## The problem
Could you copy every line from the material below in which "this" appears?

┄┄┄┄┄┄┄┄┄┄

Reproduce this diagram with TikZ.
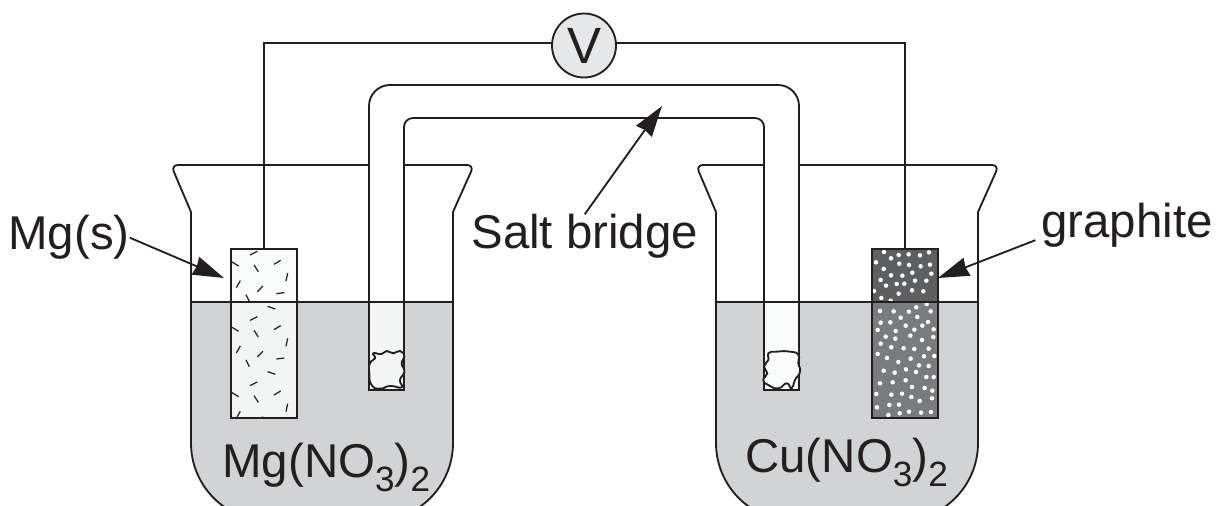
\documentclass[tikz,border=0pt]{standalone}
\usepackage{fontspec}
\setmainfont{Liberation Sans}
\usetikzlibrary{arrows.meta}
\definecolor{ink}{HTML}{231F20}
\definecolor{liquid}{HTML}{D1D3D4}
\definecolor{pale}{HTML}{F3F5F4}
\definecolor{meter}{HTML}{E6E7E8}
\definecolor{graphtop}{HTML}{5E5F61}
\definecolor{graphlow}{HTML}{7A7B7D}
\newcommand{\lowsub}[1]{\raisebox{-.3em}{\fontsize{20}{20}\selectfont #1}}
\tikzset{
  line/.style={draw=ink,line width=1.05pt},
  rodbox/.style={minimum width=1.32cm,minimum height=3.38cm,inner sep=0pt},
  lab/.style={text=ink,inner sep=0pt,font=\fontsize{27}{30}\selectfont},
  pointer/.style={line,-{Stealth[length=.62cm,width=.38cm,inset=.03cm]}},
  crop/.style={shift={#1},x=.006667cm,y=-.006667cm}
}
\begin{document}
\begin{tikzpicture}[x=.02cm,y=-.02cm]
  \clip (0,0) rectangle (1219,506);
  % beakers
  \foreach\bx in {0,525} {
    \begin{scope}[shift={(\bx,0)}]
      \fill[liquid] (191,302) [rounded corners=1.56cm] -- (191,521) -- (453,521) [sharp corners] -- (453,302) -- cycle;
      \draw[line,rounded corners=1.56cm] (191,212) -- (191,521) -- (453,521) -- (453,212);
      \draw[line,rounded corners=.14cm] (191,212) -- (171,165) -- (474,165) -- (453,212);
    \end{scope}
  }
  % salt bridge
  \draw[line,fill=white] (404,390) -- (369,390) [rounded corners=.42cm] -- (369,85) -- (799,85) [sharp corners] -- (799,390) -- (764,390) [rounded corners=.18cm] -- (764,118) -- (404,118) [sharp corners] -- cycle;
  \draw[line,fill=pale] (369,302) rectangle (404,390);
  \draw[line,fill=pale!40!white] (764,302) rectangle (799,390);
  % liquid level
  \draw[line] (191,302) -- (453,302);
  \draw[line] (716,302) -- (978,302);
  % plugs
  \begin{scope}[crop={(160,150)}]
    \draw[line,fill=pale] plot[smooth cycle,tension=1] coordinates {(640,610) (665,612) (680,603) (700,610) (720,603) (733,620) (725,640) (733,665) (720,690) (725,712) (690,708) (660,716) (635,705) (628,670) (630,640) (645,625)};
  \end{scope}
  \begin{scope}[crop={(690,150)}]
    \draw[line,fill=pale!40!white] plot[smooth cycle,tension=1] coordinates {(235,610) (260,605) (300,605) (325,615) (325,640) (330,665) (315,690) (305,715) (290,700) (265,715) (235,705) (220,690) (232,670) (222,650) (235,630)};
  \end{scope}
  % electrodes
  \node[rodbox] (mgrod) at (264,333.5) {};
  \node[rodbox] (grrod) at (905,333.5) {};
  \fill[pale!40!white] (mgrod.north west) rectangle (297,302);
  \fill[pale] (231,302) rectangle (mgrod.south east);
  \fill[graphtop] (grrod.north west) rectangle (938,302);
  \fill[graphlow] (872,302) rectangle (grrod.south east);
  \begin{scope}
    \clip (mgrod.north west) rectangle (mgrod.south east);
    \begin{scope}[crop={(160,150)}]
      \foreach\o in {0,196,392}
        \foreach\a/\b/\c/\d in {270/315/292/304,216/336/236/348,342/343/362/331,282/345/295/365,378/393/383/369,229/413/241/392,292/425/309/408,349/431/373/428,258/434/268/454,323/469/346/477}
          \draw[ink,line width=.7pt] ({\a},{\b+\o}) -- ({\c},{\d+\o});
    \end{scope}
  \end{scope}
  \begin{scope}
    \clip (grrod.north west) rectangle (grrod.south east);
    \begin{scope}[crop={(690,150)}]
      \foreach\a/\b in {582/306,603/325,626/315,656/313,690/316,717/307,558/337,628/341,657/345,692/349,720/344,581/357,667/368,724/371,603/376,637/377,572/390,675/392,709/392,588/407,620/402,643/401,666/421,700/424,552/423,626/431,574/444,602/452,
        570/483,611/484,657/485,679/472,722/484,710/462,632/503,682/501,572/518,601/517,647/527,697/527,714/516,563/540,617/543,673/539,731/538,587/560,661/557,616/566,696/570,730/561,572/581,604/592,641/595,673/597,716/596,563/612,591/624,662/626,702/619,733/618,625/636,687/646,716/648,581/662,614/668,648/658,678/666,709/681,731/681,570/700,608/697,647/691,666/711,704/714,727/722,559/732,604/734,636/731,664/741,689/753,726/745,561/772,598/765,627/764,657/785,693/788,723/786,629/790,595/795}
        \fill[white] (\a,\b) circle (.045cm);
    \end{scope}
  \end{scope}
  \draw[line] (mgrod.north west) rectangle (mgrod.south east);
  \draw[line] (grrod.north west) rectangle (grrod.south east);
  \draw[line] (mgrod.west |- 0,302) -- (mgrod.east |- 0,302);
  \draw[line] (grrod.west |- 0,302) -- (grrod.east |- 0,302);
  % voltmeter and wires
  \node[line,circle,fill=meter,minimum size=1.28cm,inner sep=0pt,lab,font=\fontsize{29}{30}\selectfont] (volt) at (584,45.5) {V};
  \draw[line] (mgrod.north) |- (volt.175);
  \draw[line] (grrod.north) |- (volt.5);
  % labels
  \node[lab,anchor=base west] (mglab) at (8,250) {Mg(s)};
  \node[lab,anchor=base west] (saltlab) at (471,249) {Salt bridge};
  \node[lab,anchor=base west] (grlab) at (1041,238) {graphite};
  \node[lab,anchor=base west] (mgsol) at (222,477) {Mg(NO\lowsub{3})\lowsub{2}};
  \node[lab,anchor=base west] (cusol) at (745,472) {Cu(NO\lowsub{3})\lowsub{2}};
  % pointers
  \coordinate (mgtip) at (224,278);
  \coordinate (bridgetip) at (662,106);
  \coordinate (grtip) at (938,278);
  \draw[pointer] (mglab.east) -- (mgtip);
  \draw[pointer] (saltlab.north) -- (bridgetip);
  \draw[pointer,shorten <=.12cm] (grlab.base west) -- (grtip);
\end{tikzpicture}
\end{document}
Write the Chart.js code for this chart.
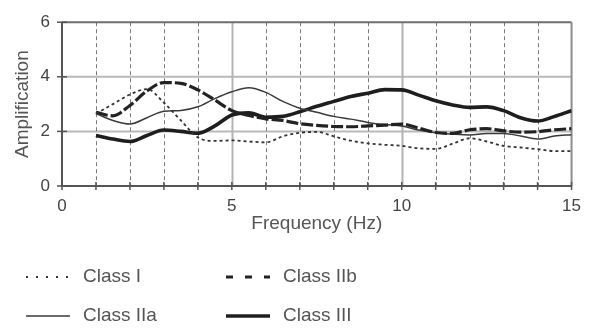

┄┄┄┄┄┄┄┄┄┄

## Output of the task
Reproduce this diagram with TikZ.
Write the Chart.js code for this chart.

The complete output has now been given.